When Cardinal Health transferred him to Atlanta, he joined the Atlanta Thrashers community development team on a part-time basis.
“I was getting more and more involved with the Thrashers and got hired on with the coaching staff to do advanced pro scouting,” said Donskov, who worked in this role until 2009. “At that time, I made a conscious choice I wanted to pursue hockey full time. I was ready. At the time, I wasn’t even 30 years old yet, had an unbelievable job, was a regional sales manager covering the southwest part of United States, had great sales teams – but it just wasn’t my passion.”
Several times, he had approached Thrashers general manager Don Waddell (now GM of the Carolina Hurricanes) and begged him for a full-time position. But with the team’s ownership issues, and its eventual move to Winnipeg, it wasn’t meant to be.
But that didn’t deter Donskov.
“I decided to take the leap and pursue hockey full time. I resigned from Cardinal. Everyone thought I was nuts because I did give up so much,” he said.
With a new role as assistant general manager and assistant coach for the OHL’s London Knights, Donskov also headed back to the classroom after almost 20 years.
“The timing of it was perfect. I could pursue my passion by working in the game full time, while also bettering myself and getting a masters from a world-class academic institution,” he said.
He credits Jenn Plaskett (Symmes), Western Kinesiology Graduate Program Coordinator, for alleviating any fears he might have had in returning as a mature student.
“She was outstanding in terms of her support and helped me get through the whole admission process. She made the transition much easier,” he said, adding then Mustangs Hockey coach Clarke Singer also was supportive.
“The program there was great. A world-class university and world-class people. I had three great years in London. I tell people I got my masters in Kinesiology at Western and I got my masters in Hockey from the Hunters (Dale and Mark). For me, that’s checking two big boxes.”
Following the team’s overtime loss to Shawinigan in the 2012 Memorial Cup, Donskov headed up Highway 401 and joined the Ottawa 67s as an associate coach. Following his two years in Ottawa, he joined Hockey Canada as Manager of Hockey Operations/Analytics and Video and soon took on an expanded role of Assistant Coach/Hockey Operations.
“It was an opportunity I couldn’t pass up,” he said, and he helped the teams celebrate two men’s IIHF World Championship gold medals (2015, 2016) and a gold medal at the 2015 World Juniors.
During this time, he met George McPhee, who managed the men’s team to the back-to-back gold medals.
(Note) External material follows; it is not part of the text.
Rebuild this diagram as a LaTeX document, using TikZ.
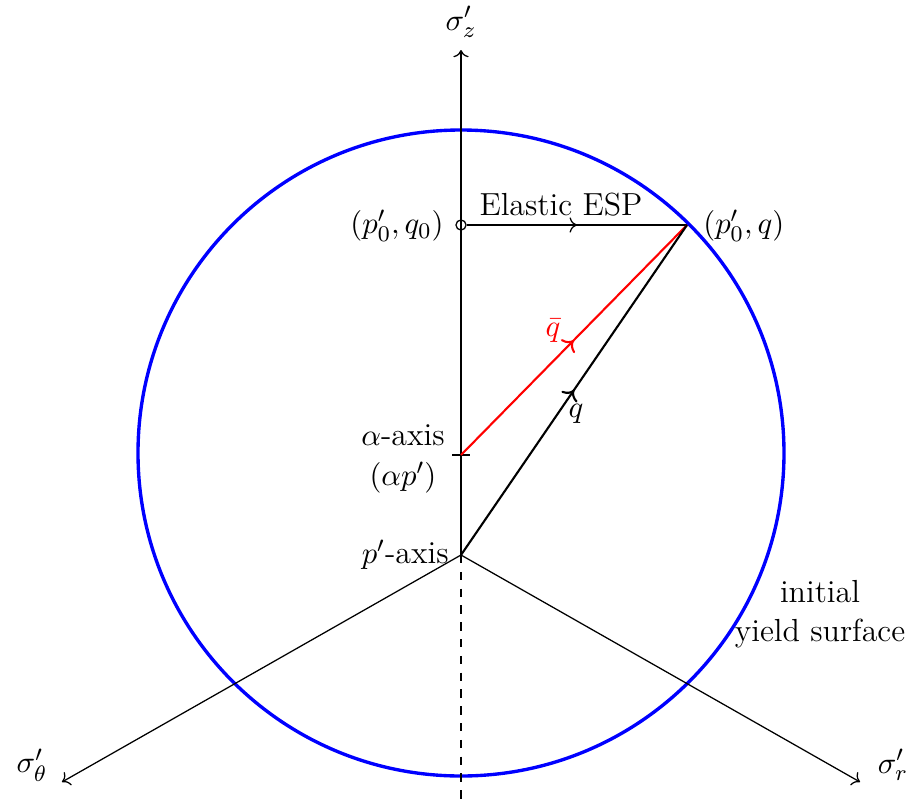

McPhee led the charge for the Golden Knights entry into the league. And as the team’s new GM, he wanted Donskov to be part of the journey.
“I had just got promoted with Hockey Canada, the family was getting ready to buy a house in Calgary and it was the last day of the hockey camp in Columbus,” he recalled. “I get a call from George. He tells me, ‘It’s not official or public yet, but I’m getting the Vegas opportunity and would love you to be a part of it.’ I was completely blown away and shocked, with all the emotions you get when you get a call like that. I was certainly ecstatic.”
Donskov could not say no.
“It’s exciting – every day,” Donskov explained. “I’d go into a meeting about video, then a meeting about the expansion draft, then a meeting about the colour of the carpet in the dressing room. You’re just going and going. We had a completely blank canvas to work from.”
His experience behind the bench in London and Ottawa has helped him with his behind-the-scenes role today.
“I’ve been afforded the opportunity to be involved in a lot of different areas because of the different experiences I’ve had in the game,” he said. “It helps when you’ve having a discussion with our own coaches or when you’re in the war room from a management standpoint. My (sales) experience with Cardinal has even helped.”
The team began to win and confounded the experts by continuing to win. Today, the Golden Knights are the improbable darlings of hockey fans across North America.
For Donskov, the support of the Las Vegas fans has been one of the more rewarding parts of this whole experience.
“It’s pretty neat to see hockey grow like this in a non-traditional hockey market in the southwestern United States, to see our fans embrace our team, to see our team embrace the community, to see the energy at T-Mobile Arena and how passionate and into it our fan base has become, to see the minor and youth hockey registration numbers skyrocket.
“To see where our group is now and the success we’re having on the ice is incredible. We’re so happy the city had embraced us. We still have work to do. It’s not ‘mission accomplished’ yet, but it’s been an incredible journey and an incredible ride.”